If you are the parent of a teen athlete, you know firsthand that an injury was not in their plans. However, the unexpected happened, and now here you are. Fortunately, aside from following a regimen prescribed by a sports medicine healthcare professional, there are other things you can do to help your son or daughter get back in the game.
1. Eat Healthily
Do your part to ensure your child follows a healthy diet. A diet low in nutritional value can cause inflammation. Inflammation during the recovery period can lead to increased pain, and it can also create flexibility issues, which may make it more challenging for your athlete to participate in their therapy regimen.
2. Stay Hydrated
Next to a healthy diet, it is also important to remain hydrated. Good hydration improves mobility and aids in the muscle repair process, which are both essential for their recovery. Second, if your child has been prescribed pain medicine, staying hydrated will ensure these powerful medications flow through their system.
3. Workout at Home
If your child's injury is not severe, their sports medicine recovery plan may include physical therapy. If this is the prescribed plan, the healthcare provider will likely send you all home with a set of exercises to do on your own time. Make certain you encourage your child to follow through on these exercises. Following these exercises at home will help speed up the process.
4. Practice Good Mental Health
When it comes to a tough situation, it is always good to remember that it is mind over matter. If your child can set their mind on success, they will be able to make it through this trying and unplanned situation. Whether it is speaking statements of affirmation with your child or encouraging them to surround themselves with positivity, keeping their mind healthy can help with their physical health.

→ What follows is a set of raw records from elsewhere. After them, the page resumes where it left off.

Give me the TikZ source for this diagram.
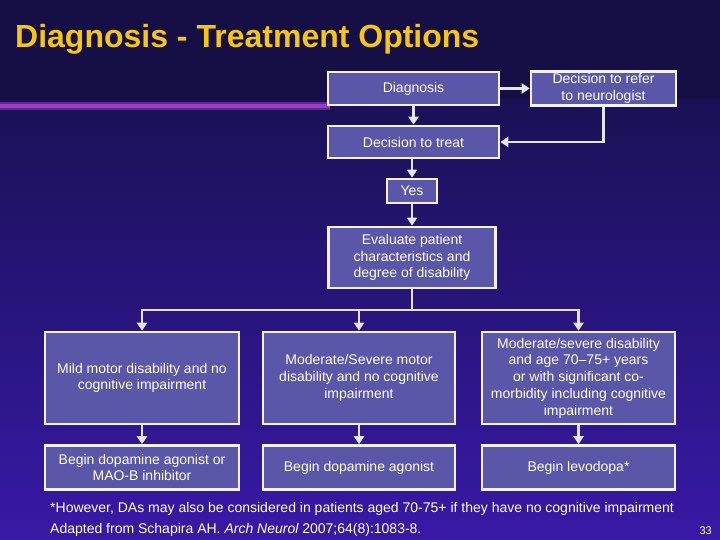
\documentclass[tikz,border=0pt]{standalone}
\usepackage{fontspec}
\setmainfont{Liberation Sans}
\usetikzlibrary{arrows.meta}
\definecolor{bgtop}{HTML}{150F46}
\definecolor{bgmid}{HTML}{2C1690}
\definecolor{bgupper}{HTML}{1A1156}
\definecolor{bgbot}{HTML}{3819A6}
\definecolor{boxfill}{HTML}{5A56A8}
\definecolor{boxline}{HTML}{F2F2FA}
\definecolor{arrcol}{HTML}{E4E4F0}
\definecolor{titlecol}{HTML}{F5C518}
\definecolor{bandcol}{HTML}{9A3CC8}
\tikzset{
  box/.style={draw=boxline, line width=2.6pt, fill=boxfill, text=white,
    align=center, inner sep=2pt, font=\fontsize{14}{16.7}\selectfont},
  arr/.style={draw=arrcol, line width=2.6pt,
    -{Triangle[width=10pt,length=8pt]}},
  conn/.style={draw=arrcol, line width=2.6pt},
  note/.style={text=white, inner sep=0pt, font=\fontsize{14}{16}\selectfont}
}
\begin{document}
\begin{tikzpicture}[x=1pt,y=-1pt]
\useasboundingbox (0,0) rectangle (720,540);
% background
\fill[bgtop] (0,0) rectangle (720,100);
\shade[top color=bgupper, middle color=bgmid, bottom color=bgbot] (0,100) rectangle (720,540);
\fill[bandcol!55!bgtop] (0,102) rectangle (330,110);
\fill[bandcol] (0,104) rectangle (330,108);

% title
\node[anchor=base west, inner sep=0pt, text=titlecol,
  font=\bfseries\fontsize{32}{34}\selectfont] (title) at (15,48)
  {Diagnosis - Treatment Options};

% boxes
\node[box, minimum width=171pt, minimum height=33pt] (diag) at (413.5,88.5) {Diagnosis};
\node[box, minimum width=145pt, minimum height=33pt] (refer) at (603.5,88.5) {Decision to refer\\to neurologist};
\node[box, minimum width=171pt, minimum height=32pt] (treat) at (413.5,142) {Decision to treat};
\node[box, minimum width=50pt, minimum height=24pt] (yes) at (412,191) {Yes};
\node[box, minimum width=167pt, minimum height=61pt] (eval) at (412,257.5) {Evaluate patient\\characteristics and\\degree of disability};

\node[box, minimum width=194pt, minimum height=92pt] (l1) at (142,378) {Mild motor disability and no\\cognitive impairment};
\node[box, minimum width=192pt, minimum height=92pt] (m1) at (359,378) {Moderate/Severe motor\\disability and no cognitive\\impairment};
\node[box, minimum width=193pt, minimum height=92pt] (r1) at (578.5,378) {Moderate/severe disability\\and age 70--75+ years\\or with significant co-\\morbidity including cognitive\\impairment};

\node[box, minimum width=194pt, minimum height=44pt] (l2) at (142,467.5) {Begin dopamine agonist or\\MAO-B inhibitor};
\node[box, minimum width=192pt, minimum height=44pt] (m2) at (359,467.5) {Begin dopamine agonist};
\node[box, minimum width=193pt, minimum height=44pt] (r2) at (578.5,467.5) {Begin levodopa*};

% connectors
\draw[arr] (diag.east) -- (refer.west);
\draw[arr] (diag.south) -- (treat.north);
\draw[arr] (refer.south) |- (treat.east);
\draw[arr] (treat.south -| yes.north) -- (yes.north);
\draw[arr] (yes.south) -- (eval.north);
\coordinate (br) at (412,310);
\draw[conn] (eval.south) -- (br);
\draw[arr] (br) -| (l1.north);
\draw[arr] (br) -| (r1.north);
\draw[arr] (br -| m1.north) -- (m1.north);
\draw[arr] (l1.south) -- (l2.north);
\draw[arr] (m1.south) -- (m2.north);
\draw[arr] (r1.south) -- (r2.north);

% notes
\node[note, anchor=base west] (fn) at (50,512)
  {*However, DAs may also be considered in patients aged 70-75+ if they have no cognitive impairment};
\node[note, anchor=base west] (src) at (50,533)
  {Adapted from Schapira AH. {\itshape Arch Neurol} 2007;64(8):1083-8.};
\node[note, anchor=base east, font=\fontsize{11}{13}\selectfont] (pg) at (712,534) {33};
\end{tikzpicture}
\end{document}
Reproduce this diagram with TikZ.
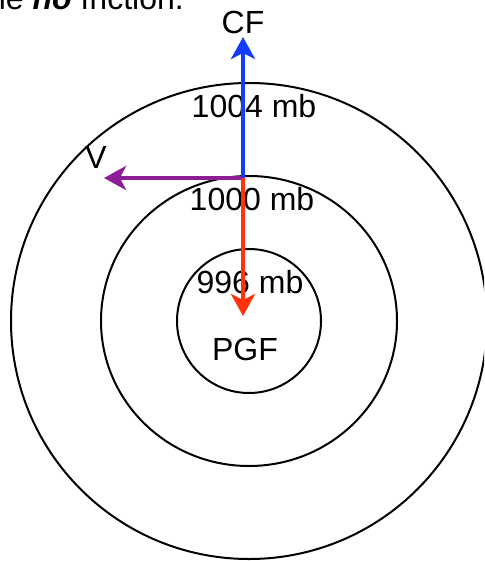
\documentclass[tikz,border=0pt]{standalone}
\usepackage{fontspec}
\setmainfont{Liberation Sans}
\usetikzlibrary{arrows.meta}
\definecolor{cfblue}{RGB}{20,60,255}
\definecolor{pgfred}{RGB}{255,50,10}
\definecolor{vpurple}{RGB}{140,30,150}
\begin{document}
\begin{tikzpicture}[x=1pt,y=-1pt,
  lbl/.style={inner sep=0pt,font=\fontsize{32}{38}\selectfont},
  ring/.style={draw=black,line width=2pt},
  force/.style={line width=4.5pt,-{Stealth[length=22pt,width=24pt,inset=6pt]}}]
\useasboundingbox (0,0) rectangle (484,561);
\clip (0,0) rectangle (484,561);
\coordinate (c) at (249,321);
\draw[ring] (c) circle[radius=72];
\draw[ring] (c) circle[x radius=148,y radius=145];
\draw[ring] (c) circle[x radius=238,y radius=238];
\node[lbl,anchor=base east] (top) at (184,10) {the \textbf{\textit{no}} friction.};
\node[lbl] (l1004) at (254,106) {1004 mb};
\node[lbl] (l1000) at (252,199) {1000 mb};
\node[lbl] (l996) at (250,282) {996 mb};
\node[lbl] (pgf) at (245,349) {PGF};
\node[lbl] (v) at (96,157) {V};
\node[lbl] (cf) at (243,22) {CF};
\coordinate (o) at (243,178);
\coordinate (cftip) at (243,37);
\coordinate (pgftip) at (243,316);
\coordinate (vtip) at (104,178);
\draw[force,draw=vpurple,fill=vpurple] (o) -- (vtip);
\draw[force,draw=cfblue,fill=cfblue] (o) -- (cftip);
\draw[force,draw=pgfred,fill=pgfred] (o) -- (pgftip);
\end{tikzpicture}
\end{document}
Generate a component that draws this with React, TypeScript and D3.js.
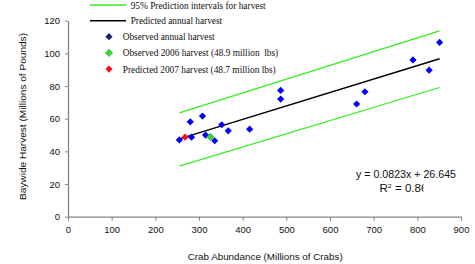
import React, { useRef, useEffect } from 'react';
import * as d3 from 'd3';

// observed annual harvest (crab abundance, harvest)
const abundance = [255, 280, 283, 308, 315, 336, 352, 367, 416, 487, 487, 661, 680, 790, 827, 851];
const harvest = [47, 58.1, 48.7, 61.6, 50, 46.5, 56.3, 52.6, 53.6, 77.3, 72, 69, 76.5, 96, 89.7, 106.7];

const obs2006 = { x: 326, y: 48.9 };
const pred2007 = { x: 268, y: 48.7 };

const slope = 0.0823;
const intercept = 26.645;
const fitX = [255, 851];
const upperY = [63.6, 113.8];
const lowerY = [31, 79.1];

const xTicks = [0, 100, 200, 300, 400, 500, 600, 700, 800, 900];
const yTicks = [0, 20, 40, 60, 80, 100, 120];

const legendLines = [
  { label: '95% Prediction intervals for harvest', color: '#33ee22', len: 135 },
  { label: 'Predicted annual harvest', color: '#000000', len: 91.5 },
];
const legendMarkers = [
  { label: 'Observed annual harvest', color: '#1c1c78', len: 92 },
  { label: 'Observed 2006 harvest (48.9 million\u00a0 lbs)', color: '#33dd33', len: 155.5 },
  { label: 'Predicted 2007 harvest (48.7 million lbs)', color: '#ff1010', len: 153 },
];

const diamond = (r: number) => `M0,${-r}L${r},0L0,${r}L${-r},0Z`;

const App = () => {
  const svgRef = useRef<SVGSVGElement>(null);
  const width = 475;
  const height = 264;

  useEffect(() => {
    const svg = d3.select(svgRef.current);
    svg.selectAll('*').remove();

    const x = d3.scaleLinear().domain([0, 900]).range([68, 461]);
    const y = d3.scaleLinear().domain([0, 120]).range([216.7, 20.7]);

    const axisColor = '#858585';
    const sans = 'Liberation Sans, Arial, sans-serif';
    const serif = 'Liberation Serif, Times New Roman, serif';

    // x axis
    const gx = svg.append('g')
      .attr('transform', `translate(0,${y(0)})`)
      .call(d3.axisBottom(x).tickValues(xTicks).tickSize(4).tickSizeOuter(0).tickPadding(6));
    gx.select('.domain').attr('stroke', axisColor).attr('stroke-width', 1.3);
    gx.selectAll('.tick line').attr('stroke', axisColor);
    gx.selectAll('.tick text').attr('font-family', sans).attr('font-size', 9.5).attr('fill', '#111');

    // y axis
    const gy = svg.append('g')
      .attr('transform', `translate(${x(0)},0)`)
      .call(d3.axisLeft(y).tickValues(yTicks).tickSize(3).tickSizeOuter(0).tickPadding(5));
    gy.select('.domain').attr('stroke', axisColor).attr('stroke-width', 1.3);
    gy.selectAll('.tick line').attr('stroke', axisColor);
    gy.selectAll('.tick text').attr('font-family', sans).attr('font-size', 9.5).attr('fill', '#111');

    // axis titles
    svg.append('text')
      .attr('x', 187.7).attr('y', 260)
      .attr('textLength', 155).attr('lengthAdjust', 'spacingAndGlyphs')
      .attr('font-family', sans).attr('font-size', 9.3)
      .attr('fill', '#111')
      .text('Crab Abundance (Millions of Crabs)');
    svg.append('text')
      .attr('transform', `translate(26,200) rotate(-90)`)
      .attr('textLength', 167).attr('lengthAdjust', 'spacingAndGlyphs')
      .attr('font-family', sans).attr('font-size', 9.3)
      .attr('fill', '#111')
      .text('Baywide Harvest (Millions of Pounds)');

    // prediction intervals
    const line = d3.line<[number, number]>().x(d => x(d[0])).y(d => y(d[1]));
    [upperY, lowerY].forEach(ys => {
      svg.append('path')
        .datum(fitX.map((v, i) => [v, ys[i]] as [number, number]))
        .attr('fill', 'none')
        .attr('stroke', '#33ee22')
        .attr('stroke-width', 1.2)
        .attr('d', line);
    });

    // regression line
    svg.append('path')
      .datum(fitX.map(v => [v, slope * v + intercept] as [number, number]))
      .attr('fill', 'none')
      .attr('stroke', '#000')
      .attr('stroke-width', 1.5)
      .attr('d', line);

    // observed points
    svg.append('g').selectAll('path')
      .data(abundance.map((v, i) => [v, harvest[i]]))
      .join('path')
      .attr('d', diamond(3.6))
      .attr('transform', d => `translate(${x(d[0])},${y(d[1])})`)
      .attr('fill', '#0000ff');

    svg.append('path')
      .attr('d', diamond(3.6))
      .attr('transform', `translate(${x(obs2006.x)},${y(obs2006.y)})`)
      .attr('fill', '#33dd33').attr('stroke', '#1a8a1a').attr('stroke-width', 0.6);
    svg.append('path')
      .attr('d', diamond(3.6))
      .attr('transform', `translate(${x(pred2007.x)},${y(pred2007.y)})`)
      .attr('fill', '#ff1010');

    // legend
    legendLines.forEach((d, i) => {
      const ly = 5 + i * 15.7;
      svg.append('line')
        .attr('x1', 90).attr('x2', 126).attr('y1', ly).attr('y2', ly)
        .attr('stroke', d.color).attr('stroke-width', 1.5);
      svg.append('text')
        .attr('x', 130.7).attr('y', ly + 3.5)
        .attr('textLength', d.len).attr('lengthAdjust', 'spacingAndGlyphs')
        .attr('font-family', serif).attr('font-size', 10).attr('fill', '#111')
        .text(d.label);
    });
    legendMarkers.forEach((d, i) => {
      const ly = 36.7 + i * 16.2;
      svg.append('path')
        .attr('d', diamond(3.6))
        .attr('transform', `translate(109,${ly})`)
        .attr('fill', d.color)
        .attr('stroke', i === 1 ? '#1a8a1a' : 'none').attr('stroke-width', 0.6);
      svg.append('text')
        .attr('x', 122.7).attr('y', ly + 3.5)
        .attr('textLength', d.len).attr('lengthAdjust', 'spacingAndGlyphs')
        .attr('font-family', serif).attr('font-size', 10).attr('fill', '#111')
        .text(d.label);
    });

    // equation (R² line is cut off at the plot edge, as in the original)
    svg.append('text')
      .attr('x', 356).attr('y', 177.5)
      .attr('textLength', 100).attr('lengthAdjust', 'spacingAndGlyphs')
      .attr('font-family', sans).attr('font-size', 10).attr('fill', '#111')
      .text(`y = ${slope}x + ${intercept}`);
    svg.append('clipPath').attr('id', 'r2clip')
      .append('rect').attr('x', 370).attr('y', 178).attr('width', 53.5).attr('height', 18);
    const r2 = svg.append('g')
      .attr('clip-path', 'url(#r2clip)')
      .append('text')
      .attr('transform', 'translate(379.5,191.5) scale(1.16,1)')
      .attr('font-family', sans).attr('font-size', 10).attr('fill', '#111');
    r2.append('tspan').text('R');
    r2.append('tspan').attr('font-size', 6).attr('dy', -4).text('2');
    r2.append('tspan').attr('dy', 4).text(' = 0.86');
  }, []);

  return (
    <svg
      ref={svgRef}
      width={width}
      height={height}
      style={{ position: 'absolute', left: 0, top: 0, background: '#fff' }}
    />
  );
};

export default App;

5. Aim for Slow Progression
Make sure you talk with your injured teen about slow progression. Even after your child is cleared to return by their sports medicine professional, your son or daughter should not expect to return at 100%. Instead, it is best to begin with a slow progression. For example, maybe your child can start by only participating in practice 2 times a week, slowly increasing their participation, and then eventually playing in the game.
As always, make sure you speak with the healthcare professional aiding you in your child's recovery to ensure they are on the right track based on their needs and injuries.